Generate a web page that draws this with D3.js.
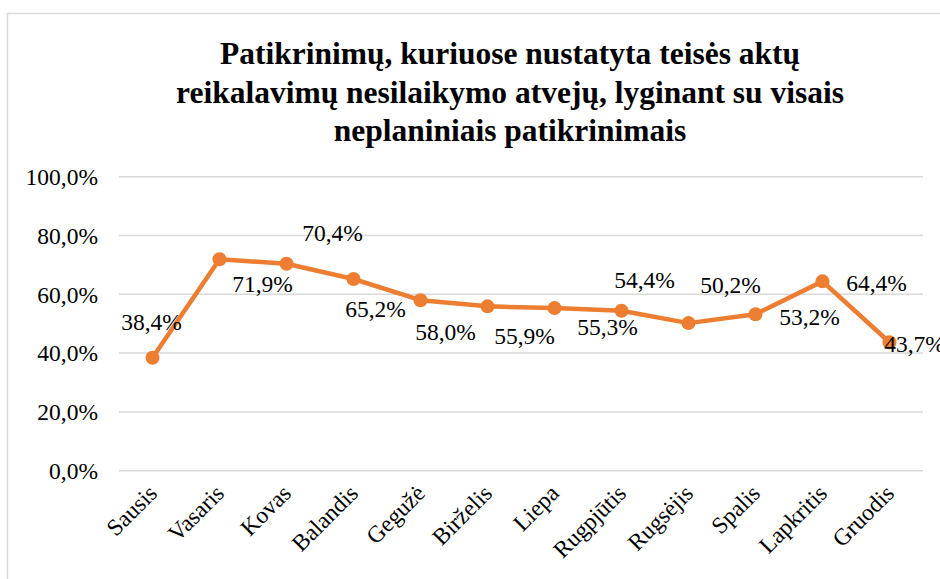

...

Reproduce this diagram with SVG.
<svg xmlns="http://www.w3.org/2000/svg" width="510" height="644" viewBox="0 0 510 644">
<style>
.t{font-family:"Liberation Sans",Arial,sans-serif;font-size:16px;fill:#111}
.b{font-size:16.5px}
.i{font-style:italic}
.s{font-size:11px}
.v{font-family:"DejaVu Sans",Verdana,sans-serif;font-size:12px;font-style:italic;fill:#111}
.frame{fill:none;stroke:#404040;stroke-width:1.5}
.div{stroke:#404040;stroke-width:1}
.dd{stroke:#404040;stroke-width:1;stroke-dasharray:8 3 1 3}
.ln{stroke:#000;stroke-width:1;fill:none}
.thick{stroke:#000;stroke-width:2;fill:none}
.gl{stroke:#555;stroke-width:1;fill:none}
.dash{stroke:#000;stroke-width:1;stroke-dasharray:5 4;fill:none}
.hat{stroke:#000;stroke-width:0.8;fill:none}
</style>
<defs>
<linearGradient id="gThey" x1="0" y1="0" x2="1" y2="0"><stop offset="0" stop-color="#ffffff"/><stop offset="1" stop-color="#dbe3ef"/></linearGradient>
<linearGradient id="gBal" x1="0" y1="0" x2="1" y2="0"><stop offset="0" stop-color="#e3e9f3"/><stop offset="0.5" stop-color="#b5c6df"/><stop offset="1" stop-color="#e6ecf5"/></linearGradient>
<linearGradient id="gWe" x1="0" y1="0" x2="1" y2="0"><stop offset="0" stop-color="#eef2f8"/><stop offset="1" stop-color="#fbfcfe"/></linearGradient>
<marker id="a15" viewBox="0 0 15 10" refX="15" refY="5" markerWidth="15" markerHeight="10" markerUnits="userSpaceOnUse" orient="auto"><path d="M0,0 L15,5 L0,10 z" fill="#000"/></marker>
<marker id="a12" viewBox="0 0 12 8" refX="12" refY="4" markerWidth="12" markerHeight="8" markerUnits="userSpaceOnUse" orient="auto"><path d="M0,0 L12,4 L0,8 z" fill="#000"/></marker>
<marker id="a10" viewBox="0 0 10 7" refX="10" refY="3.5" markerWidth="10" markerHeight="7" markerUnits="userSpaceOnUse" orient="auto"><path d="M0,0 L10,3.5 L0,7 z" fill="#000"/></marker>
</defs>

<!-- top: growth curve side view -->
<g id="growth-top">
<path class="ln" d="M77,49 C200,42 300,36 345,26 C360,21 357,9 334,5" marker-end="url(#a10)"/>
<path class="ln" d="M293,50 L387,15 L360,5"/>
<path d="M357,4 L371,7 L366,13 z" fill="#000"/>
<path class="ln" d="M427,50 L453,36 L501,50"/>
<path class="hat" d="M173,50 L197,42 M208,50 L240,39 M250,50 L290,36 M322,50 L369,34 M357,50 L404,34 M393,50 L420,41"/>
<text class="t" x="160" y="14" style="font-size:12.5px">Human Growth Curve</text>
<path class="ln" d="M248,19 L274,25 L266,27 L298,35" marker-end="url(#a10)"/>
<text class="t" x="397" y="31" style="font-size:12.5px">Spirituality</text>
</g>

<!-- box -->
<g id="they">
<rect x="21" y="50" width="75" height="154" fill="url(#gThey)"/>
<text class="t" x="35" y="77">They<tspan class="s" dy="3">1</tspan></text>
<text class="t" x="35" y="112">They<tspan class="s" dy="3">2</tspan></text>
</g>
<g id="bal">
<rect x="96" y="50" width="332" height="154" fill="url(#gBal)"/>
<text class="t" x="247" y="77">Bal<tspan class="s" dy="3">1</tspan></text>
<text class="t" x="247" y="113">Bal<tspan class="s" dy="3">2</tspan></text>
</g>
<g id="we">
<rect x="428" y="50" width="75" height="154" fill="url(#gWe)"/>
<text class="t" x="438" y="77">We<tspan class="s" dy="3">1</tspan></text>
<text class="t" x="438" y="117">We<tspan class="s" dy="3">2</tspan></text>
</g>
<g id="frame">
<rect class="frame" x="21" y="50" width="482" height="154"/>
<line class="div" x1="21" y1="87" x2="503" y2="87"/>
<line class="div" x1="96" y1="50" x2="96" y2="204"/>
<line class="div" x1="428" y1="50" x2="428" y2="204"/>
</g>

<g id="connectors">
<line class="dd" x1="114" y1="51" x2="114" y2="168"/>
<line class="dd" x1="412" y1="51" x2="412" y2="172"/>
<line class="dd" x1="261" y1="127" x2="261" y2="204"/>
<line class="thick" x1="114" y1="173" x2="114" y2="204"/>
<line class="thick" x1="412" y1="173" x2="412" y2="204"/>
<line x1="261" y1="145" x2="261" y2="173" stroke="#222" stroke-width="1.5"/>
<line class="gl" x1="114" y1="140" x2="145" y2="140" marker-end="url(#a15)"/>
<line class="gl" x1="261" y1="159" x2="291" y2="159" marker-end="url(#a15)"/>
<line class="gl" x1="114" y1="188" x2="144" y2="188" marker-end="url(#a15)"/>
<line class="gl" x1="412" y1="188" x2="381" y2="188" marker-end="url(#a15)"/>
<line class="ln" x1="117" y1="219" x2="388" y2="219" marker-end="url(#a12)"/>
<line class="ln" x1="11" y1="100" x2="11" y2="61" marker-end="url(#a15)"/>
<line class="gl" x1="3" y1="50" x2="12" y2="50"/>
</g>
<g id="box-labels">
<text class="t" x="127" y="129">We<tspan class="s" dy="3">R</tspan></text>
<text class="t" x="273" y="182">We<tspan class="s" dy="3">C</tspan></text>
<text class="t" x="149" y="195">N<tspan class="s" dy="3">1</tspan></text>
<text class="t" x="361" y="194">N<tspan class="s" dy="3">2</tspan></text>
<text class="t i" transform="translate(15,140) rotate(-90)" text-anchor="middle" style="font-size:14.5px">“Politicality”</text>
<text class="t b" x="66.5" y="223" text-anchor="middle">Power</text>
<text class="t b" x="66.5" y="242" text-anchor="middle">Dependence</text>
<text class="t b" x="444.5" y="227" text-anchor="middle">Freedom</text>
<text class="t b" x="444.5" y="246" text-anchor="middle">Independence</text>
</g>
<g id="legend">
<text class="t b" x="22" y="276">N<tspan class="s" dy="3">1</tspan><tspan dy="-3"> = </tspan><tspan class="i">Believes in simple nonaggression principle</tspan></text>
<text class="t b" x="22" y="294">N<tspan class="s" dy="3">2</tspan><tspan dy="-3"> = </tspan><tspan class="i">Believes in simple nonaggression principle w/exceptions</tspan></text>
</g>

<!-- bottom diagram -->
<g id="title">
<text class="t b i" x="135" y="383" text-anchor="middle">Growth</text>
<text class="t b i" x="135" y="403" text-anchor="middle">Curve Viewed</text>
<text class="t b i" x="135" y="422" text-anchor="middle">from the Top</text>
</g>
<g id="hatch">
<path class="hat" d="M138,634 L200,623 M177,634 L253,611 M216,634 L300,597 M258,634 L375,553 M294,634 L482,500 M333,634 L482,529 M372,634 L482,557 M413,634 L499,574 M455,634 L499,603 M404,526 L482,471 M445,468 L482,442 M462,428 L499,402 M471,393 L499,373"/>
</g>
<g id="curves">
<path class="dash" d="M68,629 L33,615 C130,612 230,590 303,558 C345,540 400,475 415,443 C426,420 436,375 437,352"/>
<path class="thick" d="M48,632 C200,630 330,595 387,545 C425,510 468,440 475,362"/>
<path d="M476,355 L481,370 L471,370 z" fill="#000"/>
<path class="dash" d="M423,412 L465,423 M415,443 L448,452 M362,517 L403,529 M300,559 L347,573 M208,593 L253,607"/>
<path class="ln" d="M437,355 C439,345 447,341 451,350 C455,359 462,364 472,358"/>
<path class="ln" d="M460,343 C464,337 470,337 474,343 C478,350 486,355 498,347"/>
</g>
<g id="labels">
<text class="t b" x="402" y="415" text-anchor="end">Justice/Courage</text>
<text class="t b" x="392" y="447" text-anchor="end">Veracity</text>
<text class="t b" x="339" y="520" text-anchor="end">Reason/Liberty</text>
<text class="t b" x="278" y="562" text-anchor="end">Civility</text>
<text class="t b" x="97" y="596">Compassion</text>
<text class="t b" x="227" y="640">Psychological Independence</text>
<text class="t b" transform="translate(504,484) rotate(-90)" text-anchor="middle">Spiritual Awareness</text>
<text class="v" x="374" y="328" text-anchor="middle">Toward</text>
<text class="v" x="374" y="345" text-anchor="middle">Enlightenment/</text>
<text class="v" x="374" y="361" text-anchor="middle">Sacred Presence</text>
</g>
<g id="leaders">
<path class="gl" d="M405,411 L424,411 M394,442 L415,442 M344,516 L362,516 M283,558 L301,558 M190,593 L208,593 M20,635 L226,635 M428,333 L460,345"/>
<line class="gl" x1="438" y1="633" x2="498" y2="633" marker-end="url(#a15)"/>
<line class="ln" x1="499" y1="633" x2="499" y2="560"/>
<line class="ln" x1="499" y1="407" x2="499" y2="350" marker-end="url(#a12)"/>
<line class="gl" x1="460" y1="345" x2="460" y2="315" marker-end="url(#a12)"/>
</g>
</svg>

Your task:
Nothing but a number is needed here: how many lines hold the string "with"?

Output for this exercise:
2